La révolution irakienne a ouvert aux nationalistes kurdes des perspectives inespérées. La nouvelle Constitution leur reconnaît des droits nationaux au sein de l’entité irakienne. Le Parti démocratique unifié kurde de Moustafa Barzani poursuit ses activités au grand jour. Les autorités ont constitué une commission de savants kurdes pour rédiger une histoire de leur peuple, qui sera enseignée dans tous les établissements scolaires, y compris les écoles purement arabes. Fait unique dans les annales de l’Etat irakien, des lycées et une université kurdes seront créés sous peu. Un système d’autonomie administrative est enfin en voie d’installation dans le Kurdistan irakien.
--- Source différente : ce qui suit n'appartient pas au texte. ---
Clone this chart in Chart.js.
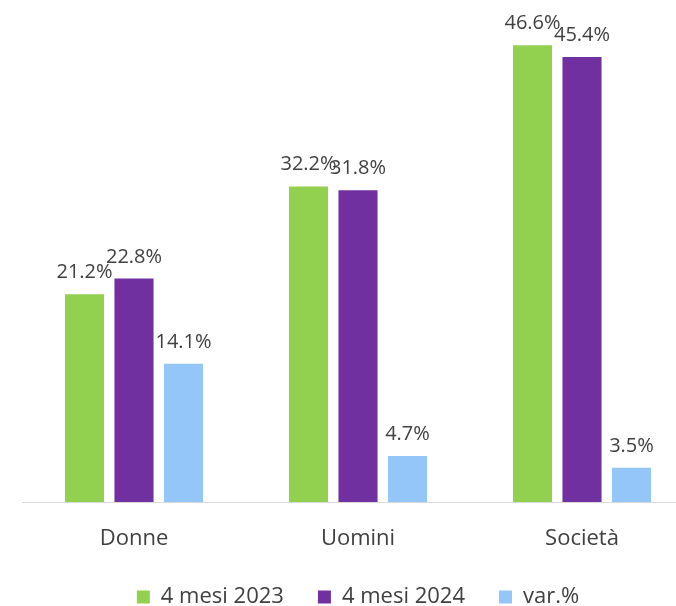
<!DOCTYPE html>
<html>
<head>
<meta charset="utf-8">
<script src="https://cdn.jsdelivr.net/npm/chart.js@4"></script>
<style>
  html, body { margin: 0; padding: 0; background: #fff; overflow: hidden; }
  #wrap { width: 716px; height: 606px; position: relative; }
</style>
</head>
<body>
<div id="wrap"><canvas id="grafico"></canvas></div>
<script>
// categorie e serie (valori in %)
const CATEGORIE = ["Donne", "Uomini", "Società"];
const MESI_2023 = [21.2, 32.2, 46.6];
const MESI_2024 = [22.8, 31.8, 45.4];
const VAR_PERC = [14.1, 4.7, 3.5];

const COL_2023 = '#92d050';
const COL_2024 = '#7030a0';
const COL_VAR = '#94c6f9';
const TESTO = '#404040';
const FONT = "'Open Sans', 'Liberation Sans', sans-serif";

// etichette dei valori sopra le barre
const etichette = {
  id: 'etichette',
  afterDatasetsDraw(chart) {
    const ctx = chart.ctx;
    ctx.save();
    ctx.font = '20px ' + FONT;
    ctx.fillStyle = TESTO;
    ctx.textAlign = 'center';
    ctx.textBaseline = 'alphabetic';
    chart.data.datasets.forEach((ds, i) => {
      chart.getDatasetMeta(i).data.forEach((bar, j) => {
        ctx.fillText(ds.data[j].toFixed(1) + '%', bar.x, bar.y - 16);
      });
    });
    ctx.restore();
  }
};

new Chart(document.getElementById('grafico'), {
  type: 'bar',
  data: {
    labels: CATEGORIE,
    datasets: [
      { label: '4 mesi 2023', data: MESI_2023, backgroundColor: COL_2023 },
      { label: '4 mesi 2024', data: MESI_2024, backgroundColor: COL_2024 },
      { label: 'var.%', data: VAR_PERC, backgroundColor: COL_VAR }
    ]
  },
  options: {
    responsive: true,
    maintainAspectRatio: false,
    animation: false,
    datasets: { bar: { categoryPercentage: 0.663, barPercentage: 0.79 } },
    layout: { padding: { left: 22, right: 22, top: 12, bottom: -12 } },
    scales: {
      y: { display: false, min: 0, max: 50 },
      x: {
        grid: { display: false },
        border: { color: '#d9d9d9', width: 1 },
        ticks: { color: TESTO, font: { family: FONT, size: 22 }, padding: 16 },
        afterFit(scale) { scale.height = 50; }
      }
    },
    plugins: {
      tooltip: { enabled: false },
      legend: {
        position: 'bottom',
        labels: {
          color: TESTO,
          font: { family: FONT, size: 22 },
          boxWidth: 13, boxHeight: 13,
          padding: 34
        }
      }
    }
  },
  plugins: [etichette]
});
</script>
</body>
</html>
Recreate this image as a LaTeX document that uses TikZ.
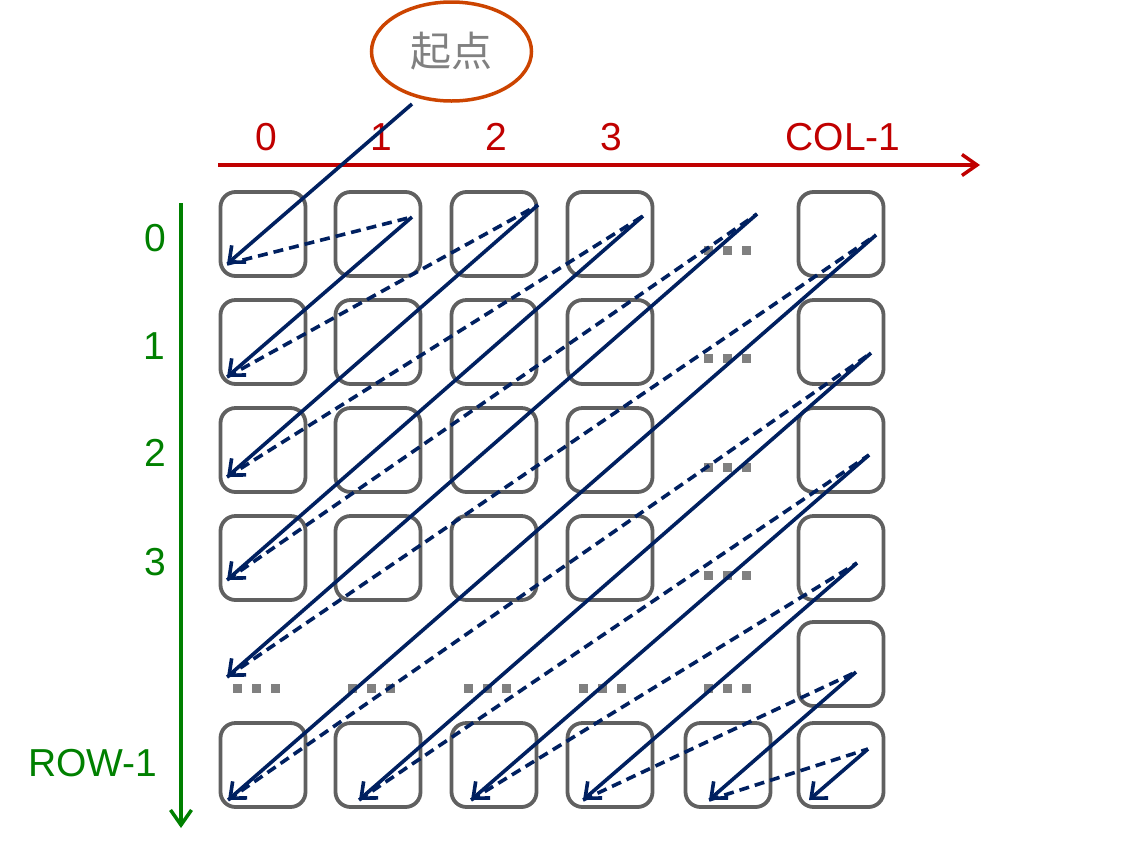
\documentclass[tikz,border=0pt]{standalone}
\usepackage{fontspec}
\setmainfont{Liberation Sans}
\newfontfamily\cjk{Noto Sans CJK SC}
\usetikzlibrary{arrows.meta,shapes.geometric}
\definecolor{navy}{RGB}{0,32,96}
\definecolor{axred}{RGB}{192,0,0}
\definecolor{axgreen}{RGB}{0,128,0}
\definecolor{boxgray}{RGB}{96,96,96}
\definecolor{dotgray}{RGB}{128,128,128}
\definecolor{ellred}{RGB}{204,68,0}
\definecolor{txtgray}{RGB}{128,128,128}
\begin{document}
\begin{tikzpicture}[x=1pt,y=-1pt,
  cell/.style={draw=boxgray, line width=3.8pt, rounded corners=15pt, minimum width=85pt, minimum height=84pt, inner sep=0pt},
  lbl/.style={font=\fontsize{39}{44}\selectfont, inner sep=0pt},
  redlbl/.style={lbl, text=axred},
  greenlbl/.style={lbl, text=axgreen},
  axis/.style={line width=3.5pt, -{Straight Barb[length=15pt,width=21pt]}},
  diag/.style={navy, line width=3.6pt, -{Straight Barb[length=13pt,width=22pt]}},
  link/.style={navy, line width=3.6pt, dash pattern=on 10pt off 6pt},
  dotsq/.style={fill=dotgray}
]
\useasboundingbox (0,0) rectangle (1145,847);

% boxes
\foreach \c/\x in {0/263,1/378,2/494,3/610,5/841}
  \foreach \r/\y in {0/234,1/342,2/450,3/558}
    \node[cell] (b\r\c) at (\x,\y) {};
\node[cell] (b45) at (841,664) {};
\foreach \c/\x in {0/263,1/378,2/494,3/610,4/728,5/841}
  \node[cell] (b5\c) at (\x,765) {};

% ellipsis dots
\foreach \x/\y in {708.5/250.5,708.5/358.5,708.5/467.5,708.5/575.5,
                   237.5/688,352.5/688,468.5/688,583.5/688,708.5/688}
  \foreach \k in {0,19,38}
    \fill[dotsq] (\x+\k-4.5,\y-4.5) rectangle ++(9,9);

% axes
\coordinate (xa0) at (218,165);
\coordinate (xa1) at (980,165);
\coordinate (ya0) at (181,203);
\coordinate (ya1) at (181,828);
\draw[axis, axred] (xa0) -- (xa1);
\draw[axis, axgreen] (ya0) -- (ya1);

\node[redlbl] (c0) at (266,137) {0};
\node[redlbl] (c1) at (381,137) {1};
\node[redlbl] (c2) at (496,137) {2};
\node[redlbl] (c3) at (611,137) {3};
\node[redlbl] (cn) at (843,137) {COL-1};

\node[greenlbl] (r0) at (155,238) {0};
\node[greenlbl] (r1) at (154,346) {1};
\node[greenlbl] (r2) at (155,453) {2};
\node[greenlbl] (r3) at (155,562) {3};
\node[greenlbl] (rn) at (93,763) {ROW-1};

% start ellipse
\node[ellipse, draw=ellred, line width=3.5pt, minimum width=160pt, minimum height=99pt, inner sep=0pt,
      text=txtgray, font=\cjk\fontsize{41}{46}\selectfont] (start) at (451.5,51.5) {起点};

% diagonal start and end points
\coordinate (s0) at (412,104);
\coordinate (s1) at (412,217);
\coordinate (s2) at (538,205);
\coordinate (s3) at (643,216);
\coordinate (s4) at (757,214);
\coordinate (s5) at (876,235);
\coordinate (s6) at (871,353);
\coordinate (s7) at (869,455);
\coordinate (s8) at (857,563);
\coordinate (s9) at (856,672);
\coordinate (s10) at (868,749);

\coordinate (e0) at (227,264);
\coordinate (e1) at (227,377);
\coordinate (e2) at (227,477);
\coordinate (e3) at (227,580);
\coordinate (e4) at (227,677);
\coordinate (e5) at (228,800);
\coordinate (e6) at (359,800);
\coordinate (e7) at (471,800);
\coordinate (e8) at (583,800);
\coordinate (e9) at (709,800);
\coordinate (e10) at (809,800);

% dashed links
\foreach \i [evaluate=\i as \j using int(\i+1)] in {0,...,9}
  \draw[link] (e\i) -- (s\j);

% solid diagonals
\foreach \i in {0,...,10}
  \draw[diag] (s\i) -- (e\i);

\end{tikzpicture}
\end{document}
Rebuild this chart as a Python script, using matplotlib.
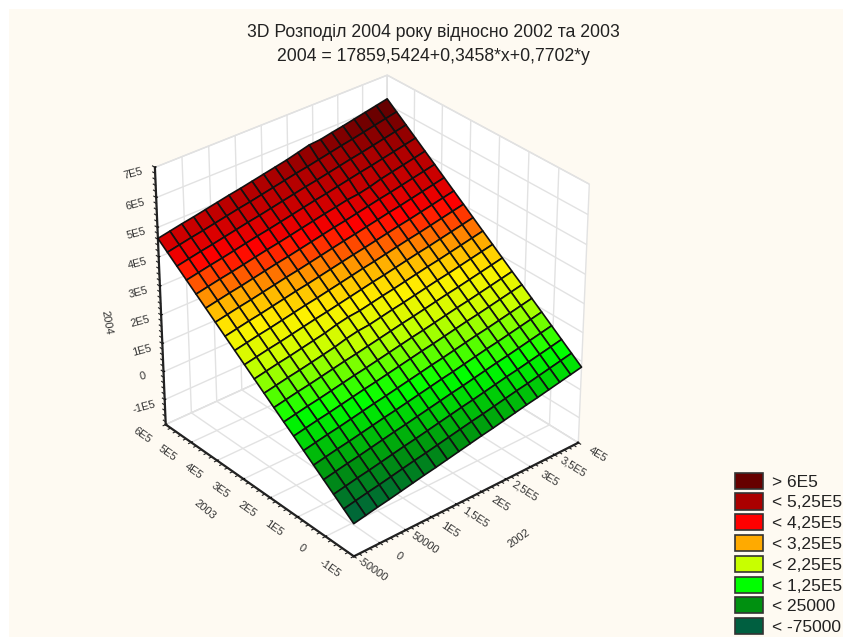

Cet état de choses n’est pas pour rassurer la Turquie. L’Europe qui s’est impliquée à faire de la Turquie un immense camp de concentration pour migrants, protégeant ainsi ses frontières d’une marée humaine, est en train de brader l’amitié nouvelle avec les Kurdes au profit d’un marchandage honteux avec Erdogan.
Qu’en dit notre intérimaire ministre des affaires étrangères ?
Ce n’est pas difficile. Sa ligne de conduite est celle des Américains, à défaut celle de JC Juncker et accessoirement l’opinion publique belge, jamais consultée autrement que dans le cadre de la bourgeoisie aux affaires, en toute démocratie, bien entendu.